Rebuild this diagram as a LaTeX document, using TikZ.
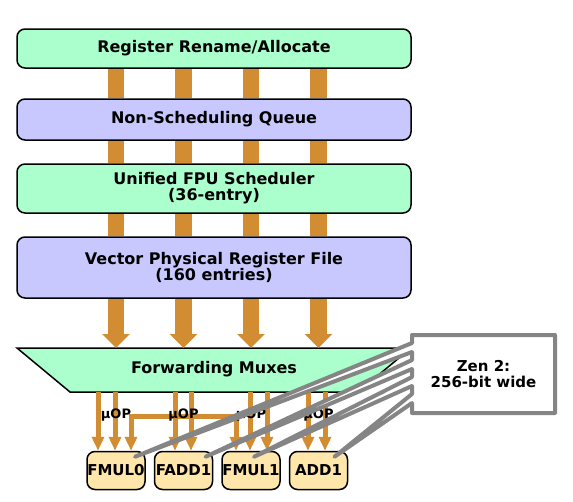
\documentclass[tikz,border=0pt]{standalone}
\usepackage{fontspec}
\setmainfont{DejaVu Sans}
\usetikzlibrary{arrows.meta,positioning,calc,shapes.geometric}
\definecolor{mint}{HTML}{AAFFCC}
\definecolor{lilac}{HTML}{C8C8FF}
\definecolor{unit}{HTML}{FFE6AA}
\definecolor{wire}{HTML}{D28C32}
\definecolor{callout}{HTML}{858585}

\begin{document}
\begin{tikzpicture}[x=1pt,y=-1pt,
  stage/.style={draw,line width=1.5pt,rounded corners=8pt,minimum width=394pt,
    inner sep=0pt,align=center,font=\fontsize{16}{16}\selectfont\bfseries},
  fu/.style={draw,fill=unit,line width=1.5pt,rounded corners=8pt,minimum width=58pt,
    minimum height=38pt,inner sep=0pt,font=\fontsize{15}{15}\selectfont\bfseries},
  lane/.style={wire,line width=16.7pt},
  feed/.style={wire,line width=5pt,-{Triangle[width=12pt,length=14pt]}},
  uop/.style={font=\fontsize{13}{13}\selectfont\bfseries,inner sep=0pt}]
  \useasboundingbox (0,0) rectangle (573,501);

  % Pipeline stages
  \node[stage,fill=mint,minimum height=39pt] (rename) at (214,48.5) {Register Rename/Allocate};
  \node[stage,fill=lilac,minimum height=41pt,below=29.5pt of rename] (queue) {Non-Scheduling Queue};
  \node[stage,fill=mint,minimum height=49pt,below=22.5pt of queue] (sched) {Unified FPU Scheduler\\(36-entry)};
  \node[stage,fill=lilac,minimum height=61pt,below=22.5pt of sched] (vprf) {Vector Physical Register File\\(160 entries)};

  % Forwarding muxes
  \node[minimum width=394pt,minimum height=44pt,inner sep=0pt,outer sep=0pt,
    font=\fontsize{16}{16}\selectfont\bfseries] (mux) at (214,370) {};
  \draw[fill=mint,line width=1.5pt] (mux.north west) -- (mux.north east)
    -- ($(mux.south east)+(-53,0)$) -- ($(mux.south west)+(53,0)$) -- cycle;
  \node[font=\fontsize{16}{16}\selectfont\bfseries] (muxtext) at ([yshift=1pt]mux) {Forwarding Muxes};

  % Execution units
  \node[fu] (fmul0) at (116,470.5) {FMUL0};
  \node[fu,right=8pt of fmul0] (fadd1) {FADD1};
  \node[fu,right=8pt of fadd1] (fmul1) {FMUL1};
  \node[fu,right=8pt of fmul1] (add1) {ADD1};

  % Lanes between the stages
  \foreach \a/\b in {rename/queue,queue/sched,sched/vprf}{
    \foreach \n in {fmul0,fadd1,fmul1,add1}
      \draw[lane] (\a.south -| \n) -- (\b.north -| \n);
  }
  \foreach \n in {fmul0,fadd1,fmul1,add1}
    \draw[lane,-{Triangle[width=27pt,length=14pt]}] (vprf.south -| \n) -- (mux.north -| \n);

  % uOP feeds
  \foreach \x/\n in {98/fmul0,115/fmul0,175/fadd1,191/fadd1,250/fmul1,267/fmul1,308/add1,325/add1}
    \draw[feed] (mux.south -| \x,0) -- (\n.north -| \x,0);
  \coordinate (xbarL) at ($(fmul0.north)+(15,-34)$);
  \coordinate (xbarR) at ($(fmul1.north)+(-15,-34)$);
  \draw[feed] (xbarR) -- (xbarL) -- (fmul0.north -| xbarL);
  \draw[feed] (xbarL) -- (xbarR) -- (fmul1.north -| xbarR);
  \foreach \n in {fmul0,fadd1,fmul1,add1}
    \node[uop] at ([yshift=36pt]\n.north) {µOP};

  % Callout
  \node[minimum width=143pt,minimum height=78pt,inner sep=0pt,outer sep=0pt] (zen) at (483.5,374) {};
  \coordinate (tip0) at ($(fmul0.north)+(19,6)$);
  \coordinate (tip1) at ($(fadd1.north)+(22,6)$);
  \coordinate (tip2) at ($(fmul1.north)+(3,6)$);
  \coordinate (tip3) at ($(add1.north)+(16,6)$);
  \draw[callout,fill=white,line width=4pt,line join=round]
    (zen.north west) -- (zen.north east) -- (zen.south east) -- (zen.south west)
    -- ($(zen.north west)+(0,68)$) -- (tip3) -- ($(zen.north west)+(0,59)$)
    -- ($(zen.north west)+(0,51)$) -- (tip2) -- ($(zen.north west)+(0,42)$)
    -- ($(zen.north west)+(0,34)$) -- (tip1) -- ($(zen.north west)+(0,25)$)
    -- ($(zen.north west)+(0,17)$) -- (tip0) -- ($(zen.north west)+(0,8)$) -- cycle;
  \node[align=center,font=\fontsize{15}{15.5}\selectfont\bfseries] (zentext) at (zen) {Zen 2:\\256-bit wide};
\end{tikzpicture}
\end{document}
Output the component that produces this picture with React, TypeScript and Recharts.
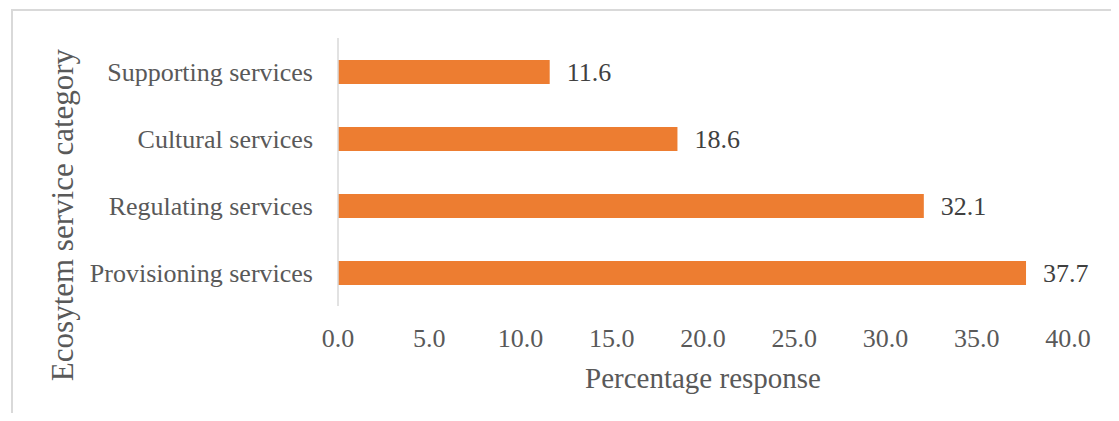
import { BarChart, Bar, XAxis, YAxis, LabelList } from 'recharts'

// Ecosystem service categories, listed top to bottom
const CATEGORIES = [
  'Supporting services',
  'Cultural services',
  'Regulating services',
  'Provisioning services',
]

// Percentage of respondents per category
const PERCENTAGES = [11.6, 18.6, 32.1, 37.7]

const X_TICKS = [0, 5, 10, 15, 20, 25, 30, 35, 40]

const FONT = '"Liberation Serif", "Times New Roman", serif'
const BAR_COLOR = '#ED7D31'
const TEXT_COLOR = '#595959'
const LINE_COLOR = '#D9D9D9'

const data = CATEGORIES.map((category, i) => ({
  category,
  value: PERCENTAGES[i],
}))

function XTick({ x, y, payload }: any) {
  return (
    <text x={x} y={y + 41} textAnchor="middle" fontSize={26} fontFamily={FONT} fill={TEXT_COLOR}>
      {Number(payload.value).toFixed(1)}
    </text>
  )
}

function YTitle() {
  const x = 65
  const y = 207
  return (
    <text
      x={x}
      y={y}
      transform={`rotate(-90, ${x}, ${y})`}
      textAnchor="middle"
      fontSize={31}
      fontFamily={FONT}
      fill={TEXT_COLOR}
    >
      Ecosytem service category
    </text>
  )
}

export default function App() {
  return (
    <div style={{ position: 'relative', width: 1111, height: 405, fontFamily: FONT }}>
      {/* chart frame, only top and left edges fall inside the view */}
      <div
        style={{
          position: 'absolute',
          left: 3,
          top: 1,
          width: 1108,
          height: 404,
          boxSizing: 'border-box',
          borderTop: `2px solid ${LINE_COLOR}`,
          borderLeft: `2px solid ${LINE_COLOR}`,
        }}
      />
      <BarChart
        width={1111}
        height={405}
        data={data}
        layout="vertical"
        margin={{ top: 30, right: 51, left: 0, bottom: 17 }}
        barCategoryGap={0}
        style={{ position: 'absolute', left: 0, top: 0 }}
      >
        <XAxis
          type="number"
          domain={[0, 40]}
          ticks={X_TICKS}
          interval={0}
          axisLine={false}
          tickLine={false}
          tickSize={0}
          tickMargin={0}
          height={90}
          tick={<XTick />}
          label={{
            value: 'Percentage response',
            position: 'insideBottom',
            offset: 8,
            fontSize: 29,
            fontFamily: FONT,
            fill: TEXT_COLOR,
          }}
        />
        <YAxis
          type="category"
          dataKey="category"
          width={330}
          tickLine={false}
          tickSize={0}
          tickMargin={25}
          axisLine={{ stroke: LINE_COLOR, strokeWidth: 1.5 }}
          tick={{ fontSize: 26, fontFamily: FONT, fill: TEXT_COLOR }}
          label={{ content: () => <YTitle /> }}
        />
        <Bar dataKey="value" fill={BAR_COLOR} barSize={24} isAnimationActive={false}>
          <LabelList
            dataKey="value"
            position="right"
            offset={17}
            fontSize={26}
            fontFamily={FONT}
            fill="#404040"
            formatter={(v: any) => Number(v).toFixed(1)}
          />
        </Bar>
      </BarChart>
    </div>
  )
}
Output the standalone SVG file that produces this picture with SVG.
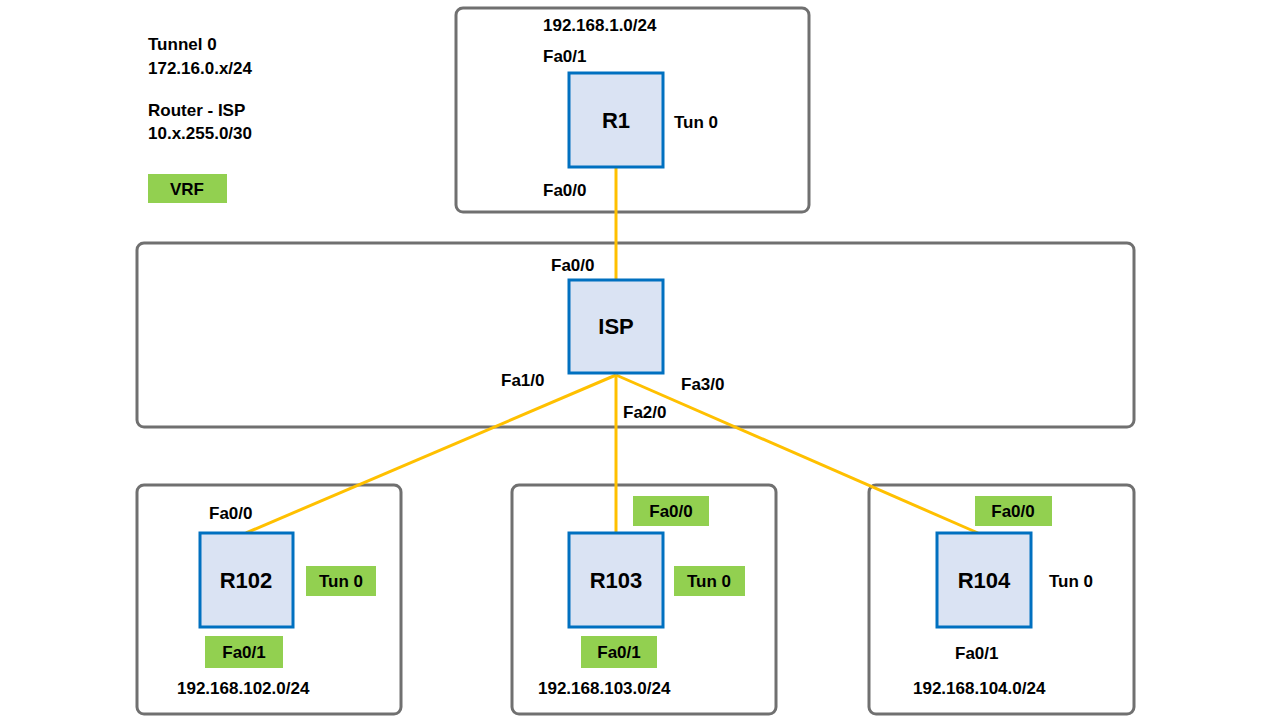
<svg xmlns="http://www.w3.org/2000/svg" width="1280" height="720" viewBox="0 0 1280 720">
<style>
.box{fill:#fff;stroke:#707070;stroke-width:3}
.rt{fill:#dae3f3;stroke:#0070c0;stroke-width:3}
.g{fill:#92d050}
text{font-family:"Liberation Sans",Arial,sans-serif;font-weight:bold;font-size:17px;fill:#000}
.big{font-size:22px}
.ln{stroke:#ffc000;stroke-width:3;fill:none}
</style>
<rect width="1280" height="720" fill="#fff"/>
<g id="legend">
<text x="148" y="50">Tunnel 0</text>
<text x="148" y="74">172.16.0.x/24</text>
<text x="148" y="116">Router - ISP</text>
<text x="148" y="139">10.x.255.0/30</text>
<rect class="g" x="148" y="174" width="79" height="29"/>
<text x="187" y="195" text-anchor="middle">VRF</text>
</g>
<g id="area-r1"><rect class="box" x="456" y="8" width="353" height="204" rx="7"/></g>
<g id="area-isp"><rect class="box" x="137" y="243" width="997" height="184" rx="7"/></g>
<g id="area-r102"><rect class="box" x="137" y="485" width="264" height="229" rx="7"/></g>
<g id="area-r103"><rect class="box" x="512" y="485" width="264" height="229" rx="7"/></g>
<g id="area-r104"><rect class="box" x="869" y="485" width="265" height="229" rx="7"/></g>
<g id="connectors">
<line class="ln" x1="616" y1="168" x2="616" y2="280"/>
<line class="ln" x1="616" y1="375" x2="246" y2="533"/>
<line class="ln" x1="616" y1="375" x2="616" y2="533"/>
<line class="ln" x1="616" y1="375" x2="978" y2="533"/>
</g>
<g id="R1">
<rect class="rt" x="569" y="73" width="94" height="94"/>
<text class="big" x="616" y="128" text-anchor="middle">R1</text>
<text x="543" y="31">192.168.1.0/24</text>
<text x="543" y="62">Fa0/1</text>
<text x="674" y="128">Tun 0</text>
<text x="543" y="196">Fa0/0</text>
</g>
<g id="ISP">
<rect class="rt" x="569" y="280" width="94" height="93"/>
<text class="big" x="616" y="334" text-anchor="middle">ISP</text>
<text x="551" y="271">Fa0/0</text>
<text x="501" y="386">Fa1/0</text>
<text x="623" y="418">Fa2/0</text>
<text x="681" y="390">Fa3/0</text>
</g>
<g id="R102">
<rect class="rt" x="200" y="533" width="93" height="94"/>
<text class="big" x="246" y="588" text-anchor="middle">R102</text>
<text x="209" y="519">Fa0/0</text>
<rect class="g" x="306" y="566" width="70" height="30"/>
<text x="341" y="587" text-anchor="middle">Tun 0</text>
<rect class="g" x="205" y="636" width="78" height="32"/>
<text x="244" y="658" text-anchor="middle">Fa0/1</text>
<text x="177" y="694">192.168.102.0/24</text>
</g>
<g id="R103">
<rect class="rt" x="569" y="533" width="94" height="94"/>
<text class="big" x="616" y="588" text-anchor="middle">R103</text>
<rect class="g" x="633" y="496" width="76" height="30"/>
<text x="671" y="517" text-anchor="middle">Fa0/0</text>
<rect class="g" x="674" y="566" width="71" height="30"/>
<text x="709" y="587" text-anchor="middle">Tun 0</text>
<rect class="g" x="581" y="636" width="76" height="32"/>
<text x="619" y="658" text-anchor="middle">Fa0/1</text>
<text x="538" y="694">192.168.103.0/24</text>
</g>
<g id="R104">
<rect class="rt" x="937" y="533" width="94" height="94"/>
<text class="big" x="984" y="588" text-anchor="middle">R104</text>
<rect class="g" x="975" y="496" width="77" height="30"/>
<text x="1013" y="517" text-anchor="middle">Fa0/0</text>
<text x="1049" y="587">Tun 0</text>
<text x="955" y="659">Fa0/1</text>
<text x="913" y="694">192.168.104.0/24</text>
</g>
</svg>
+++
Return every line in the listing that contains the word "standalone".

\documentclass[tikz,border=0pt]{standalone}
Output the standalone SVG file that produces this picture with SVG.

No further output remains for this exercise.